Twin Cities to Host 2008 GOP Convention

The Associated Press
Wednesday, September 27, 2006; 8:19 PM

WASHINGTON -- Republicans will hold their 2008 presidential convention in the Twin Cities of Minneapolis-St. Paul, choosing a location in the politically pivotal Midwest.

Party and state officials announced the selection Wednesday. The convention is slated for Sept. 1-4, 2008.

"This is fantastic news," Republican Gov. Tim Pawlenty said. "We're very, very pleased."

Losing out were New York City, Cleveland and a joint bid from Tampa and St. Petersburg, Fla., other cities that had sought the convention.

The four-day event will be held at the Xcel Energy Center in St. Paul, Minn., a concert venue and the home of the National Hockey League's Minnesota Wild.

Democrats also had been considering holding their convention in the Twin Cities but the Republican announcement left Democrats with two competing cities to choose from _ New York and Denver.

By picking the Twin Cities for 2008, the GOP will ensure plenty of news coverage in media markets in Minnesota, Wisconsin and Iowa _ all battleground states in the 2004 election and ones expected to be competitive in the next presidential race.

"The heartland of America," said Sen.
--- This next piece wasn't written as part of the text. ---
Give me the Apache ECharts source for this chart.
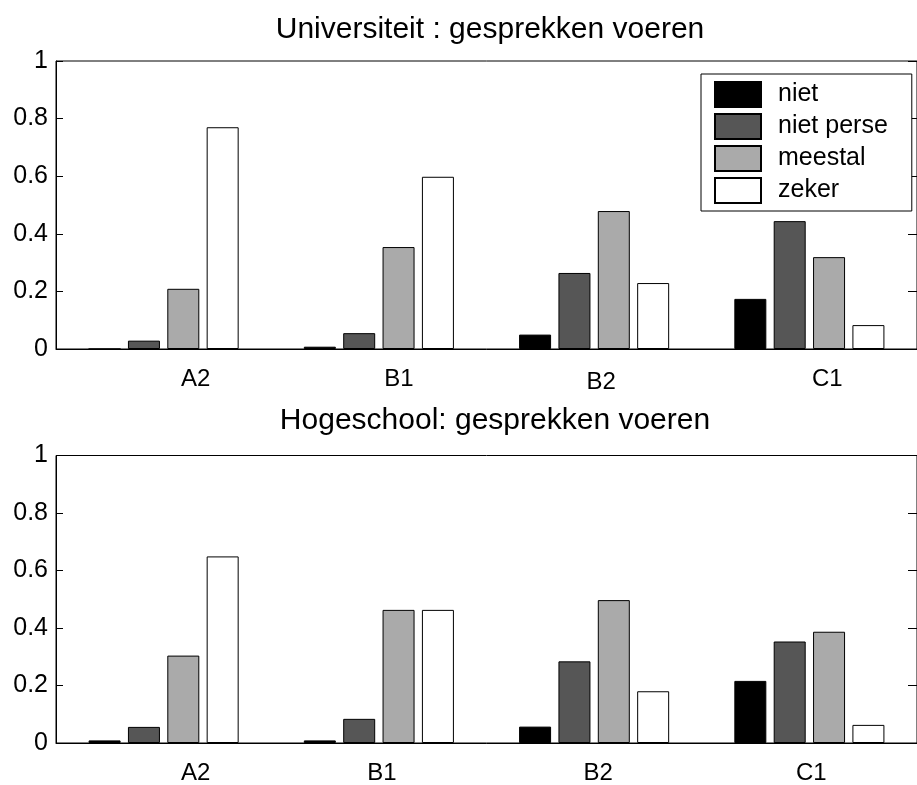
<!DOCTYPE html>
<html>
<head>
<meta charset="utf-8">
<script src="https://cdn.jsdelivr.net/npm/echarts@6/dist/echarts.min.js"></script>
<style>
  html, body { margin: 0; padding: 0; background: #fff; }
  #chart { width: 917px; height: 785px; }
</style>
</head>
<body>
<div id="chart"></div>
<script>
// ---- data ----
const categories = ['A2', 'B1', 'B2', 'C1'];
const seriesNames = ['niet', 'niet perse', 'meestal', 'zeker'];
const titleTop = 'Universiteit : gesprekken voeren';
const titleBottom = 'Hogeschool: gesprekken voeren';

const uniNiet      = [0.000, 0.008, 0.050, 0.174];
const uniNietPerse = [0.029, 0.055, 0.264, 0.444];
const uniMeestal   = [0.209, 0.354, 0.479, 0.319];
const uniZeker     = [0.770, 0.598, 0.229, 0.083];

const hsNiet      = [0.009, 0.009, 0.057, 0.216];
const hsNietPerse = [0.056, 0.084, 0.284, 0.353];
const hsMeestal   = [0.304, 0.463, 0.497, 0.387];
const hsZeker     = [0.649, 0.463, 0.180, 0.063];

// ---- styling ----
const FONT = 'Liberation Sans';
const colors = ['#000000', '#565656', '#aaaaaa', '#ffffff'];
// per-label horizontal shifts / vertical shifts (styling only)
const topShift = [32, 20, 7, 18];
const topDown = [0, 0, 3, 0];
const botShift = [32, 3, 4, 2];
const botDown = [0, 0, 0, 0];

function richFor(shift, down) {
  const r = {};
  shift.forEach((s, i) => {
    r['c' + i] = {
      fontFamily: FONT, fontSize: 24, color: '#000',
      padding: [down[i], 0, 0, 2 * s]
    };
  });
  return r;
}

const gridTop = { left: 56, top: 61, width: 868, height: 288, show: true, borderColor: '#000', borderWidth: 1 };
const gridBot = { left: 56, top: 455.5, width: 868, height: 290, show: true, borderColor: '#000', borderWidth: 1 };

function xAxisFor(gi, shift, down) {
  return {
    type: 'category', gridIndex: gi, data: categories,
    axisLine: { show: true, lineStyle: { color: '#000', width: 1 } },
    axisTick: { show: false },
    axisLabel: {
      margin: 18,
      formatter: (v, i) => '{c' + i + '|' + v + '}',
      rich: richFor(shift, down)
    }
  };
}
function yLeft(gi) {
  return {
    type: 'value', gridIndex: gi, min: 0, max: 1, interval: 0.2, position: 'left',
    axisLine: { show: true, lineStyle: { color: '#000', width: 1 } },
    axisTick: { show: true, inside: true, length: 7, lineStyle: { color: '#000' } },
    splitLine: { show: false },
    axisLabel: { fontFamily: FONT, fontSize: 25, color: '#000', margin: 8 }
  };
}
function yRight(gi) {
  return {
    type: 'value', gridIndex: gi, min: 0, max: 1, interval: 0.2, position: 'right',
    axisLine: { show: false },
    axisTick: { show: true, inside: true, length: 9, lineStyle: { color: '#000' } },
    splitLine: { show: false },
    axisLabel: { show: false }
  };
}

const topData = [uniNiet, uniNietPerse, uniMeestal, uniZeker];
const botData = [hsNiet, hsNietPerse, hsMeestal, hsZeker];

function barSeries(data, xi, yi) {
  return data.map((arr, k) => ({
    name: seriesNames[k], type: 'bar', xAxisIndex: xi, yAxisIndex: yi,
    data: arr, barWidth: 32, barGap: '23%',
    itemStyle: { color: colors[k], borderColor: '#000', borderWidth: 1 },
    animation: false
  }));
}

const option = {
  animation: false,
  backgroundColor: '#fff',
  title: [
    { text: titleTop, left: 490, top: 15, textAlign: 'center', padding: 0,
      textStyle: { fontFamily: FONT, fontSize: 30, fontWeight: 'normal', color: '#000' } },
    { text: titleBottom, left: 495, top: 406, textAlign: 'center', padding: 0,
      textStyle: { fontFamily: FONT, fontSize: 30, fontWeight: 'normal', color: '#000' } }
  ],
  legend: {
    data: seriesNames, orient: 'vertical', left: 701, top: 74,
    padding: [7, 24, 7, 13], itemGap: 5, itemWidth: 46, itemHeight: 25,
    icon: 'rect', borderColor: '#000', borderWidth: 1, backgroundColor: '#fff',
    textStyle: { fontFamily: FONT, fontSize: 25, lineHeight: 25, color: '#000', padding: [0, 0, 0, 12] },
    selectedMode: false
  },
  grid: [gridTop, gridBot],
  xAxis: [xAxisFor(0, topShift, topDown), xAxisFor(1, botShift, botDown)],
  yAxis: [yLeft(0), yRight(0), yLeft(1), yRight(1)],
  series: [].concat(barSeries(topData, 0, 0), barSeries(botData, 1, 2))
};

const chart = echarts.init(document.getElementById('chart'), null, { renderer: 'canvas' });
chart.setOption(option);
</script>
</body>
</html>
Norm Coleman, R-Minn. "Whoever wins those states is going to be the next president of the United States."

Minnesota had been seen by some as an unlikely host, with just 10 electoral votes and the nation's longest streak of voting for Democratic presidential candidates.
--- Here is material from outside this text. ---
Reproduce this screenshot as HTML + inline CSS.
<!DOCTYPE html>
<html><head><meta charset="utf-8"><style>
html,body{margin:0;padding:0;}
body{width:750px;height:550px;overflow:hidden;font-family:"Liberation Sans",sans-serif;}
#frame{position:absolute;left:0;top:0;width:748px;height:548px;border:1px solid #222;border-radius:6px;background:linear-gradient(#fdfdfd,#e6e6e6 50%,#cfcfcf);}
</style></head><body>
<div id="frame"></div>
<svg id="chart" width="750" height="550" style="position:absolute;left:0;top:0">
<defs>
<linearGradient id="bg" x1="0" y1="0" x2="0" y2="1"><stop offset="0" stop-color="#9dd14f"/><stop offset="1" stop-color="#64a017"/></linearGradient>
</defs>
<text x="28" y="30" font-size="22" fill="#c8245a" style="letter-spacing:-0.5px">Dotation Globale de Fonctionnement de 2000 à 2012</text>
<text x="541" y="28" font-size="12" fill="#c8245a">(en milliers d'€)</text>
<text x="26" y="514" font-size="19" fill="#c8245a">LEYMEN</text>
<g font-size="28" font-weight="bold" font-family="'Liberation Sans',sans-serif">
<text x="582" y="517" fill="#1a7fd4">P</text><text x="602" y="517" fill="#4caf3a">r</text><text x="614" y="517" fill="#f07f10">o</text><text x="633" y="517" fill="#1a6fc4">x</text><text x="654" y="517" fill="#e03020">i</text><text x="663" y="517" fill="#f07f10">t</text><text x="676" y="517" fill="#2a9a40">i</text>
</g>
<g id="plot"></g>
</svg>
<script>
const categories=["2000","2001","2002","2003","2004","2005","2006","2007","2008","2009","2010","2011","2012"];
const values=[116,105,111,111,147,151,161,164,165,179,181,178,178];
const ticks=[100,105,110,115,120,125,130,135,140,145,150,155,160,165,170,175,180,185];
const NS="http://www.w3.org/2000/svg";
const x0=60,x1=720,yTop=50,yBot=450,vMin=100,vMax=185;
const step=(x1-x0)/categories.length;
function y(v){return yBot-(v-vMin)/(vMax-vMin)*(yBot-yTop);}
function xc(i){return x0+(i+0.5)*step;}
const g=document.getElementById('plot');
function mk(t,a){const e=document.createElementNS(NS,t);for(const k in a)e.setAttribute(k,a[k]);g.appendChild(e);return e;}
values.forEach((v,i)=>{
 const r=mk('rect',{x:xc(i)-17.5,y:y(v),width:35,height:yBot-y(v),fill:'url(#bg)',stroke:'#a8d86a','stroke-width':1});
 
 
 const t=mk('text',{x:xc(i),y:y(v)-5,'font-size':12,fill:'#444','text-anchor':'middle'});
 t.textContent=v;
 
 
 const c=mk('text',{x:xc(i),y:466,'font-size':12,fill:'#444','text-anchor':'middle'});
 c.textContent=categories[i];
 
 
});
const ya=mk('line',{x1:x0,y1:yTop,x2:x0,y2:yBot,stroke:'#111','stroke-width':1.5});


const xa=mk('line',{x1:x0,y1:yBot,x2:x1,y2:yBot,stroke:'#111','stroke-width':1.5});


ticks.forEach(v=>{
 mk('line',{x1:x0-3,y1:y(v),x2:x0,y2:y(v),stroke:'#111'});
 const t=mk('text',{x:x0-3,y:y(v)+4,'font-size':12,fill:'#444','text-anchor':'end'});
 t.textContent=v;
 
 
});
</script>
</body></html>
In 2004, Democrat John Kerry won the state 51 percent to 48 percent. The last Republican to win a presidential race in the state was Richard Nixon in 1972 and the last national convention happened in 1892, when the GOP backed President Benjamin Harrison in his unsuccessful re-election bid.

Minnesota's political landscape, however, has shifted right in recent years. It has become less of a Democratic bastion and more of a swing-voting state, a change attributed in part to population growth in the Twin Cities suburbs.

The state was a hard-fought battleground in the 2004 and 2000 presidential elections, and in 2002, Minnesota elected Pawlenty, a Republican, as governor and Coleman as senator.